Uma das soluções propostas no documento é a separação dos negócios. Outra possibilidade é que qualquer aquisição por parte das gigantes (Amazon, Apple, Facebook e Alphabet, a holding que controla o Google) seja considerada anticompetitiva – uma inversão no ônus de comprovar que o negócio não será prejudicial para os consumidores.
Os críticos do que se convencionou chamar de Big Tech afirmam que, se não houver algum tipo de intervenção – uma perspectiva real caso o democrata Joe Biden seja eleito presidente –, o incentivo para inovar pode definhar.
Para o espírito de rebeldia que permeia o Vale do Silício, seria um golpe muito mais duro do que qualquer pandemia.
Tecnologia para quê?
Outra crítica cada vez mais comum às empresas que saem da Califórnia e conquistam o mundo diz respeito ao tipo de problema que elas se propõem a resolver.
“O Vale do Silício é conhecido por seus “tech bros” – os guerreiros que usam agasalho com capuz e são acusados de criar produtos e serviços que vão cuidar das coisas que suas mães não fazem mais por eles”, escreve o investidor Alexa Lazarow em Out-Innovate: How Global Entrepreneurs –from Delhi to Detroit – Are Rewriting the Rules of Silicon Valley (Superar em inovação: como empreendedores globais – de Nova Déli a Detroit – estão reescrevendo as regras do Vale do Silício, em tradução livre).

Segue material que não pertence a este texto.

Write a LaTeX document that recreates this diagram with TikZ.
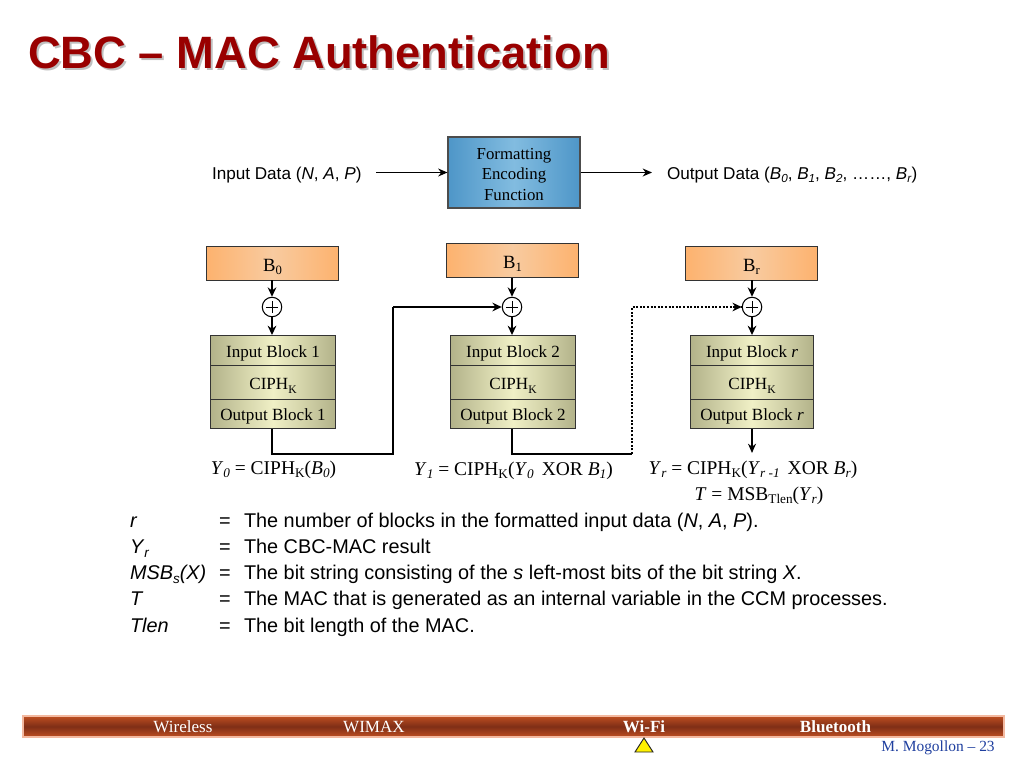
\documentclass[tikz,border=0pt]{standalone}
\usepackage{fontspec}
\setmainfont{Liberation Serif}
\newfontfamily\arialf{Liberation Sans}
\usetikzlibrary{arrows.meta,calc}
\definecolor{titlered}{HTML}{990000}
\definecolor{titleshade}{HTML}{C0C0C0}
\definecolor{bluee}{HTML}{4E96C8}
\definecolor{bluec}{HTML}{82BCE0}
\definecolor{orangee}{HTML}{FDB26E}
\definecolor{orangec}{HTML}{F8CBA0}
\definecolor{olivee}{HTML}{B3B38A}
\definecolor{olivec}{HTML}{F0F0C6}
\definecolor{barlight}{HTML}{F3B9A0}
\definecolor{baredge}{HTML}{BE4F22}
\definecolor{barmid}{HTML}{7F2E16}
\definecolor{pageblue}{HTML}{1F3F9F}
\newcommand{\lowsub}[1]{\raisebox{-0.4ex}{\scalebox{0.68}{#1}}}
\newcommand{\dropbase}[2]{\raisebox{-#1}[0pt][0pt]{#2}}
\tikzset{
  txt/.style={inner sep=0pt,outer sep=0pt,anchor=base west},
  ctr/.style={inner sep=0pt,outer sep=0pt,anchor=base},
  sanstop/.style={txt,font={\arialf\fontsize{12.85}{15}\selectfont}},
  sansbody/.style={txt,font={\arialf\fontsize{14.9}{17}\selectfont}},
  titletxt/.style={txt,font={\arialf\bfseries\fontsize{34}{38}\selectfont}},
  serifeq/.style={ctr,font={\fontsize{14.6}{17}\selectfont}},
  footertxt/.style={ctr,text=white,font={\fontsize{12.8}{15}\selectfont}},
  footerbold/.style={ctr,text=white,font={\bfseries\fontsize{12.8}{15}\selectfont}},
  bluebox/.style={draw=black!70,line width=0.8pt,shading=axis,left color=bluee,right color=bluee,middle color=bluec,
    minimum width=132*0.75pt,minimum height=71*0.75pt,inner sep=0pt,
    font={\fontsize{12.6}{15.4}\selectfont}},
  orangebox/.style={draw=black!80,line width=0.7pt,shading=axis,left color=orangee,right color=orangee,middle color=orangec,
    minimum width=132.5*0.75pt,minimum height=34*0.75pt,inner sep=0pt,font={\fontsize{14}{16}\selectfont}},
  cellbox/.style={draw=black!80,line width=0.7pt,shading=axis,left color=olivee,right color=olivee,middle color=olivec,
    inner sep=0pt,font={\fontsize{12.8}{15}\selectfont}},
  xorc/.style={circle,draw=black,line width=0.8pt,fill=white,minimum size=19.5*0.75pt,inner sep=0pt},
  flow/.style={draw=black,line width=1.35pt,-{Stealth[length=7pt,width=6.5pt]}},
  thinflow/.style={draw=black,line width=0.95pt,-{Stealth[length=7pt,width=6pt]}},
  plainline/.style={draw=black,line width=1.4pt},
  dotline/.style={draw=black,line width=1.5pt,dash pattern=on 1.5pt off 1.2pt}
}
\begin{document}
\begin{tikzpicture}[x=0.75pt,y=-0.75pt]
\useasboundingbox[fill=white] (0,0) rectangle (1024,768);
% title
\node[titletxt,text=titleshade] (titleshadow) at (30,70) {CBC – MAC Authentication};
\node[titletxt,text=titlered] (title) at (28,68) {CBC – MAC Authentication};
% top row
\node[sanstop] (indata) at (212,179) {Input Data (\textit{N}, \textit{A}, \textit{P})};
\node[bluebox] (fmt) at (514,172.5) {\dropbase{5.4pt}{\begin{tabular}{@{}c@{}}Formatting\\Encoding\\Function\end{tabular}}};
\node[sanstop] (outdata) at (667,179) {Output Data (\textit{B}\lowsub{\textit{0}}, \textit{B}\lowsub{\textit{1}}, \textit{B}\lowsub{\textit{2}}, ……, \textit{B}\lowsub{\textit{r}})};
\coordinate (inend) at (376,172.5);
\coordinate (outend) at (652,172.5);
\draw[thinflow] (inend) -- (fmt.west);
\draw[thinflow] (fmt.east) -- (outend);
% B boxes
\node[orangebox] (b0) at (272.5,263) {\dropbase{6pt}{B\lowsub{0}}};
\node[orangebox] (b1) at (512.5,260.5) {\dropbase{5.7pt}{B\lowsub{1}}};
\node[orangebox] (br) at (751.5,263) {\dropbase{6pt}{B\lowsub{r}}};
% xor
\node[xorc] (x0) at (272,307) {};
\node[xorc] (x1) at (512,307) {};
\node[xorc] (xr) at (752,307) {};
\foreach \n in {x0,x1,xr}{
  \draw[line width=0.7pt] ($(\n)+(-6,0)$) -- ($(\n)+(6,0)$) ($(\n)+(0,-6)$) -- ($(\n)+(0,6)$);
}
% cells
\foreach \nm/\cx/\cw/\lina/\linc in {a/273/125/Input Block 1/Output Block 1,b/513/125/Input Block 2/Output Block 2,c/752/123/Input Block \textit{r}/Output Block \textit{r}}{
  \node[cellbox,minimum width=\cw*0.75pt,minimum height=30*0.75pt] (in\nm) at (\cx,350.5) {\dropbase{5.6pt}{\lina}};
  \node[cellbox,minimum width=\cw*0.75pt,minimum height=34*0.75pt] (ci\nm) at (\cx,382.5) {\dropbase{5.6pt}{CIPH\lowsub{K}}};
  \node[cellbox,minimum width=\cw*0.75pt,minimum height=29*0.75pt] (ou\nm) at (\cx,414) {\dropbase{4.6pt}{\linc}};
}
% arrows
\draw[flow] (b0.south -| x0) -- (x0.north);
\draw[flow] (b1.south -| x1) -- (x1.north);
\draw[flow] (br.south -| xr) -- (xr.north);
\draw[flow] (x0.south) -- (ina.north -| x0);
\draw[flow] (x1.south) -- (inb.north -| x1);
\draw[flow] (xr.south) -- (inc.north -| xr);
% feedback
\coordinate (c1a) at (272,454);
\coordinate (c1b) at (393,454);
\coordinate (c1c) at (393,307);
\draw[plainline,line join=miter] (oua.south -| c1a) -- (c1a) -- (c1b) -- (c1c);
\draw[flow] (c1c) -- (x1.west);
\coordinate (c2a) at (512,454);
\coordinate (c2b) at (632,454);
\coordinate (c2c) at (632,307);
\draw[plainline] (oub.south -| c2a) -- (c2a) -- (c2b);
\draw[dotline] (c2b) -- (c2c) -- (xr.west);
\draw[-{Stealth[length=7pt,width=6.5pt]},draw=black,line width=0.9pt] ($(xr.west)+(-7,0)$) -- (xr.west);
\coordinate (yrtop) at (752,453);
\draw[thinflow] (ouc.south -| yrtop) -- (yrtop);
% equations
\node[serifeq] (eq0) at (273.5,474) {\textit{Y}\lowsub{\textit{0}} = CIPH\lowsub{K}(\textit{B}\lowsub{\textit{0}})};
\node[serifeq] (eq1) at (513.5,475) {\textit{Y}\lowsub{\textit{1}} = CIPH\lowsub{K}(\textit{Y}\lowsub{\textit{0}}\, XOR \textit{B}\lowsub{\textit{1}})};
\node[serifeq] (eq2) at (753,474) {\textit{Y}\lowsub{\textit{r}} = CIPH\lowsub{K}(\textit{Y}\lowsub{\textit{r -1}}\, XOR \textit{B}\lowsub{\textit{r}})};
\node[serifeq] (eq3) at (759,500) {\textit{T} = MSB\lowsub{Tlen}(\textit{Y}\lowsub{\textit{r}})};
% definitions
\foreach \id/\yy/\sym/\desc in {
  d1/527/\textit{r}/{The number of blocks in the formatted input data (\textit{N}, \textit{A}, \textit{P}).},
  d2/553/\textit{Y}\lowsub{\textit{r}}/{The CBC-MAC result},
  d3/579/\textit{MSB}\lowsub{\textit{s}}\textit{(X)}/{The bit string consisting of the \textit{s} left-most bits of the bit string \textit{X}.},
  d4/605/\textit{T}/{The MAC that is generated as an internal variable in the CCM processes.},
  d5/632/\textit{Tlen}/{The bit length of the MAC.}}{
  \node[sansbody] (\id s) at (130,\yy) {\sym};
  \node[sansbody] (\id e) at (219,\yy) {=};
  \node[sansbody] (\id t) at (244,\yy) {\desc};
}
% footer
\path[shading=axis,top color=baredge,bottom color=baredge,middle color=barmid] (23,716) rectangle (1004,737);
\node[draw=barlight,line width=1pt,minimum width=981*0.75pt,minimum height=21*0.75pt,inner sep=0pt] (bar) at (513.5,726.5) {};
\node[footertxt] (fw1) at (183,732) {Wireless};
\node[footertxt] (fw2) at (374,732) {WIMAX};
\node[footerbold] (fw3) at (644,732) {Wi-Fi};
\node[footerbold] (fw4) at (835.5,732) {Bluetooth};
\draw[fill=yellow,draw=black!85,line width=0.7pt] (644,738) -- (653,752) -- (635,752) -- cycle;
\node[ctr,text=pageblue,font={\fontsize{11.6}{14}\selectfont}] (pagenum) at (938,751) {M. Mogollon – 23};
\end{tikzpicture}
\end{document}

“Não deveria ser surpresa. Empreendedores criam empresas baseadas em sua experiência. E a experiência de uma pessoa de 21 anos é curta, local e míope.”
Lazarow afirma que menos de 20% das startups na Califórnia são criadas por mulheres. Apesar da grande presença de asiáticos, o setor de tecnologia ainda emprega pouquíssimos negros. Estima-se que somente 1% das companhias que recebem capital de risco tenham fundadores negros.
Em um mundo cada vez mais ciente da importância de uma cultura diversa, a homogeneidade do Vale do Silício vem sendo questionada como nunca antes.
Outros polos dentro dos próprios Estados Unidos começam a chamar a atenção. Nenhum deles tem o tamanho, a influência ou a mística que envolvem o norte da Califórnia. Mas a pandemia pode acelerar também essa mudança.
Um dos polos que mais vêm crescendo fica no estado de Utah e conta com cerca de 6.500 startups, quatro delas unicórnios.
Dois deles – Pluralsight e Domo – já estão na bolsa, e um terceiro, a Qualtrics, foi comprado pela gigante alemã SAP por US$ 8 bilhões em agosto.
O site Crunchbase, que acompanha investimentos em startups, coloca Utah em sexto lugar no ranking que mede o capital de risco investido por habitante.
Utah é um estado mais conhecido por suas belezas naturais e por ser a sede da Igreja de Jesus Cristos dos Santos dos Últimos Dias (também conhecida como igreja mórmon).
Talvez no futuro sua fama se deva ao Silicon Slopes, como ficou conhecido seu cluster tecnológico (o nome é referência às estações de esqui do estado).